= Skoda (barquentine) =

Canadian sailing vessel built in 1893

Skoda was a barquentine built in Kingsport, Nova Scotia in 1893 by shipbuilder Ebenezer Cox, marking the end of an era as the last vessel built by Cox and the last large vessel built in Kingsport.

== Background ==
Skoda, a 658-ton barquentine, was built in Kingsport, Nova Scotia, designed by veteran master shipbuilder Ebenezer Cox.
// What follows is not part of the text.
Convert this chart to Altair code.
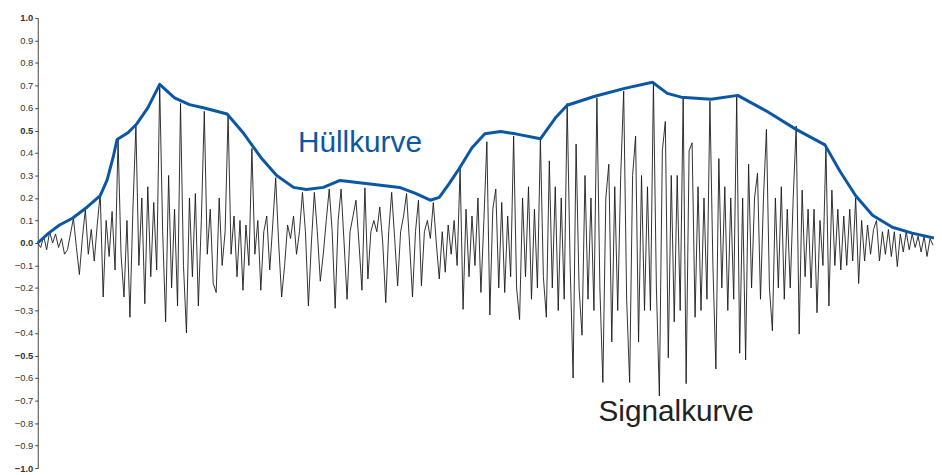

The barquentine marked the end of his thirty-year shipbuilding career, and was also the last deep sea vessel built and launched in Kingsport, bringing the shipbuilding era to a close at a yard that built some of the largest sailing ships in Canada.
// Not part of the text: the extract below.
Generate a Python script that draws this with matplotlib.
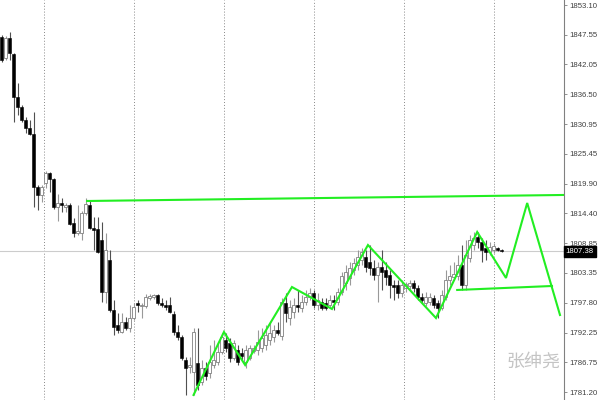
import matplotlib
matplotlib.use("Agg")
import numpy as np
import matplotlib.pyplot as plt

# OHLC of each bar (price)
opens = [1847.16, 1843.26, 1846.97, 1844.00, 1836.01, 1834.15, 1831.74, 1830.25, 1829.14, 1819.29,
         1817.80, 1820.03, 1821.89, 1820.78, 1815.58, 1816.32, 1815.58, 1815.95, 1812.60, 1810.74,
         1810.74, 1814.46, 1815.95, 1811.67, 1811.49, 1809.44, 1799.79, 1805.73, 1796.44, 1793.65,
         1792.35, 1794.21, 1793.10, 1794.95, 1797.74, 1797.18, 1797.18, 1798.67, 1798.86, 1799.23,
         1797.74, 1797.37, 1797.37, 1795.70, 1792.35, 1791.43, 1787.15, 1785.85, 1784.92, 1786.60,
         1783.07, 1785.67, 1784.74, 1786.22, 1786.78, 1788.64, 1790.87, 1790.31, 1787.52, 1789.01,
         1788.45, 1786.78, 1787.52, 1788.83, 1789.01, 1789.38, 1789.94, 1790.87, 1791.43, 1792.72,
         1791.61, 1797.74, 1794.95, 1796.07, 1797.37, 1796.81, 1797.93, 1798.86, 1799.60, 1797.37,
         1797.93, 1797.74, 1797.37, 1798.30, 1797.93, 1799.79, 1801.46, 1802.39, 1803.87, 1804.80,
         1805.73, 1806.29, 1805.36, 1804.24, 1802.94, 1804.43, 1803.87, 1802.94, 1801.08, 1801.08,
         1799.60, 1800.53, 1800.90, 1801.46, 1800.53, 1798.86, 1797.74, 1797.93, 1798.67, 1797.74,
         1796.81, 1798.86, 1802.01, 1802.57, 1802.76, 1804.80, 1801.08, 1806.10, 1808.51, 1810.00,
         1809.07, 1807.96, 1807.21, 1807.59, 1807.96, 1807.59]
highs = [1847.53, 1847.34, 1848.09, 1844.18, 1838.61, 1834.52, 1832.30, 1831.74, 1833.22, 1819.66,
         1819.66, 1822.26, 1822.08, 1820.96, 1817.99, 1817.25, 1816.32, 1816.32, 1813.53, 1815.95,
         1814.83, 1817.25, 1816.88, 1813.72, 1813.72, 1812.79, 1810.74, 1807.59, 1798.30, 1795.88,
         1795.88, 1795.14, 1797.37, 1797.74, 1798.30, 1797.74, 1799.41, 1799.41, 1799.41, 1799.41,
         1798.67, 1798.30, 1798.86, 1796.26, 1793.65, 1791.80, 1787.71, 1787.71, 1793.10, 1793.10,
         1787.15, 1786.78, 1789.94, 1790.87, 1790.50, 1792.17, 1792.17, 1791.24, 1790.87, 1789.94,
         1789.38, 1789.94, 1789.94, 1789.94, 1792.72, 1793.10, 1793.65, 1794.21, 1793.65, 1794.21,
         1798.67, 1799.60, 1798.30, 1798.67, 1800.16, 1799.23, 1800.16, 1800.53, 1800.16, 1799.60,
         1798.67, 1798.67, 1799.23, 1799.23, 1800.53, 1803.50, 1804.80, 1805.36, 1806.10, 1807.59,
         1807.96, 1807.59, 1808.51, 1805.73, 1805.36, 1807.59, 1805.36, 1803.87, 1802.01, 1802.01,
         1802.01, 1801.64, 1802.01, 1802.01, 1801.08, 1799.60, 1799.79, 1799.60, 1799.23, 1798.30,
         1800.16, 1803.87, 1804.80, 1805.36, 1806.66, 1808.51, 1809.44, 1810.37, 1810.93, 1810.93,
         1809.82, 1809.44, 1809.07, 1808.89, 1808.14, 1807.77]
lows = [1842.51, 1842.88, 1842.88, 1831.37, 1832.67, 1831.37, 1829.32, 1828.95, 1815.58, 1815.02,
        1816.50, 1819.10, 1818.36, 1815.20, 1812.97, 1814.65, 1814.65, 1812.23, 1810.00, 1810.37,
        1809.44, 1814.09, 1811.49, 1807.59, 1807.03, 1797.93, 1797.74, 1796.07, 1791.80, 1792.17,
        1792.17, 1792.72, 1792.35, 1794.58, 1796.07, 1794.95, 1796.81, 1798.30, 1798.49, 1797.37,
        1797.00, 1796.44, 1795.88, 1791.80, 1790.87, 1787.15, 1780.65, 1784.74, 1780.65, 1781.50,
        1782.51, 1783.44, 1783.81, 1785.67, 1786.22, 1788.27, 1788.64, 1786.78, 1787.15, 1786.22,
        1787.15, 1785.67, 1787.15, 1788.45, 1788.08, 1788.64, 1789.01, 1789.94, 1790.50, 1791.80,
        1790.87, 1794.21, 1793.65, 1794.95, 1796.07, 1796.07, 1797.37, 1798.30, 1796.81, 1796.44,
        1796.44, 1796.44, 1796.81, 1796.44, 1797.37, 1799.23, 1800.16, 1801.08, 1802.94, 1803.87,
        1804.80, 1803.50, 1802.94, 1802.01, 1797.93, 1800.16, 1801.08, 1798.67, 1798.30, 1798.67,
        1798.86, 1799.79, 1800.16, 1799.79, 1798.30, 1797.74, 1797.18, 1797.37, 1796.81, 1794.95,
        1796.44, 1798.30, 1801.08, 1802.01, 1802.01, 1800.16, 1800.16, 1805.36, 1807.59, 1807.96,
        1805.36, 1805.73, 1806.66, 1807.03, 1807.40, 1807.21]
closes = [1842.88, 1846.97, 1844.18, 1836.01, 1834.15, 1831.74, 1830.25, 1829.14, 1819.29, 1817.80,
          1819.29, 1821.89, 1820.78, 1815.58, 1816.32, 1815.95, 1815.95, 1812.42, 1810.74, 1811.12,
          1814.46, 1816.13, 1811.67, 1811.30, 1807.21, 1799.79, 1807.59, 1796.44, 1793.28, 1792.72,
          1794.21, 1793.10, 1794.95, 1797.00, 1797.37, 1797.37, 1798.86, 1799.04, 1799.23, 1797.74,
          1797.37, 1797.00, 1796.07, 1792.35, 1791.43, 1787.52, 1785.67, 1786.22, 1792.35, 1782.51,
          1785.67, 1784.18, 1786.78, 1787.15, 1788.64, 1791.43, 1789.38, 1787.52, 1790.31, 1786.78,
          1787.90, 1789.01, 1789.38, 1789.38, 1790.50, 1791.24, 1791.80, 1792.17, 1792.72, 1792.17,
          1797.93, 1795.88, 1797.00, 1797.37, 1797.00, 1797.93, 1798.86, 1799.60, 1797.37, 1798.30,
          1796.81, 1796.81, 1798.30, 1797.93, 1799.79, 1802.76, 1803.50, 1804.24, 1805.17, 1806.29,
          1807.21, 1804.43, 1804.24, 1802.94, 1804.43, 1803.50, 1802.57, 1801.08, 1800.71, 1799.60,
          1801.08, 1801.27, 1801.46, 1800.53, 1798.86, 1798.30, 1798.86, 1798.86, 1797.37, 1796.81,
          1799.23, 1802.01, 1802.76, 1803.13, 1804.80, 1801.08, 1806.66, 1809.44, 1809.82, 1809.07,
          1807.59, 1807.21, 1808.14, 1808.33, 1807.59, 1807.38]

# zigzag indicator (bar index, price)
zig_idx = [48, 55.6, 60.9, 72.6, 82.6, 91.6, 108.6, 118.9, 126.1, 131.4, 139.6]
zig_px = [1780.65, 1792.35, 1786.22, 1800.71, 1796.63, 1808.51, 1794.95, 1810.93, 1802.39, 1816.32, 1795.51]
# trend lines
top_idx = [21.4, 140.6]
top_px = [1816.69, 1817.81]
low_idx = [113.9, 137.6]
low_px = [1800.16, 1800.90]

price_ticks = [1853.10, 1847.55, 1842.05, 1836.50, 1830.95, 1825.45, 1819.90,
               1814.40, 1808.85, 1803.35, 1797.80, 1792.25, 1786.75, 1781.20]
last_price = 1807.38
sep_idx = [10.6, 33, 55.5, 78, 100.5, 123]

y_lo, y_hi = 1779.72, 1854.03

fig = plt.figure(figsize=(6, 4), dpi=100)
ax = fig.add_axes([0, 0, 564 / 600, 1])

o = np.array(opens)
h = np.array(highs)
l = np.array(lows)
c = np.array(closes)
x = np.arange(len(o))
up = c >= o

# period separators
for s in sep_idx:
    ax.axvline(s, color='#888888', lw=0.7, ls=(0, (1, 2)), zorder=0)

ax.axhline(last_price, color='#cccccc', lw=0.8, zorder=0)

# wicks
ax.vlines(x[up], l[up], h[up], color='#999999', lw=0.8, zorder=1)
ax.vlines(x[~up], l[~up], h[~up], color='#505050', lw=0.8, zorder=1)
# bodies
bh = np.maximum(np.abs(c - o), 0.15)
ax.bar(x[up], bh[up], bottom=np.minimum(o, c)[up], width=0.7,
       color='white', edgecolor='#808080', linewidth=0.6, zorder=2)
ax.bar(x[~up], bh[~up], bottom=np.minimum(o, c)[~up], width=0.7,
       color='black', edgecolor='black', linewidth=0.4, zorder=2)

# green lines
ax.plot(zig_idx, zig_px, color='#22ee22', lw=1.5, zorder=3, solid_joinstyle='miter')
ax.plot(top_idx, top_px, color='#22ee22', lw=1.5, zorder=3)
ax.plot(low_idx, low_px, color='#22ee22', lw=1.5, zorder=3)

ax.set_xlim(-0.375, 140.6)
ax.set_ylim(y_lo, y_hi)

for sp in ['left', 'top', 'bottom']:
    ax.spines[sp].set_visible(False)
ax.spines['right'].set_color('#808080')
ax.spines['right'].set_linewidth(0.8)
ax.set_xticks([])
ax.yaxis.tick_right()
ax.set_yticks(price_ticks)
ax.set_yticklabels(['%.2f' % v for v in price_ticks], family='Liberation Sans')
ax.tick_params(axis='y', labelsize=5.6, length=2, width=0.6, color='#808080',
               labelcolor='#404040', pad=1.5)

# current price tag
ax.text(1.003, (last_price - y_lo) / (y_hi - y_lo), '%.2f' % last_price,
        transform=ax.transAxes, fontsize=5.6, color='white', va='center', ha='left',
        family='Liberation Sans',
        bbox=dict(boxstyle='square,pad=0.25', fc='black', ec='black'), zorder=5, clip_on=False)

# watermark
ax.text(0.993, 0.095, '张绅尧', transform=ax.transAxes, fontsize=13, color='#c4c4c4',
        ha='right', va='center', family=['Noto Sans CJK SC', 'DejaVu Sans'], zorder=4)

fig.savefig('out.png', dpi=100)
Skoda was commissioned for C. Rufus Burgess of Wolfville, Nova Scotia, who was the largest builder and owner of ships in the area. The vessel was named a patent medicine factory in Wolfville, also owned by Burgess. Skoda was launched on June 1, 1893. She loaded lumber at nearby Parrsboro after the launch for a maiden voaye to the west of England.

== Shipbuilder ==
In his time, Ebenezer Thomas Cox (b. 19 Dec 1828, d. 8 Sept 1916) was one of the leading shipbuilders. He spent thirty years as designer and master builder at the shipyard in Kingsport. He built thirty ships during this span, with his ships averaging at 1,000 tons each. Cox died in Kingsport, Nova Scotia in 1916 at the age of eighty-eight years.

== Later Use ==
Burgess owned the barquentine until 1900 when the Barquentine Skoda Company, Limited of Wolfville, Nova Scotia took ownership. In 1912, the Skoda was sold to Lester Ashley Rodden of Mobile, Alabama and was registered at that port in 1915.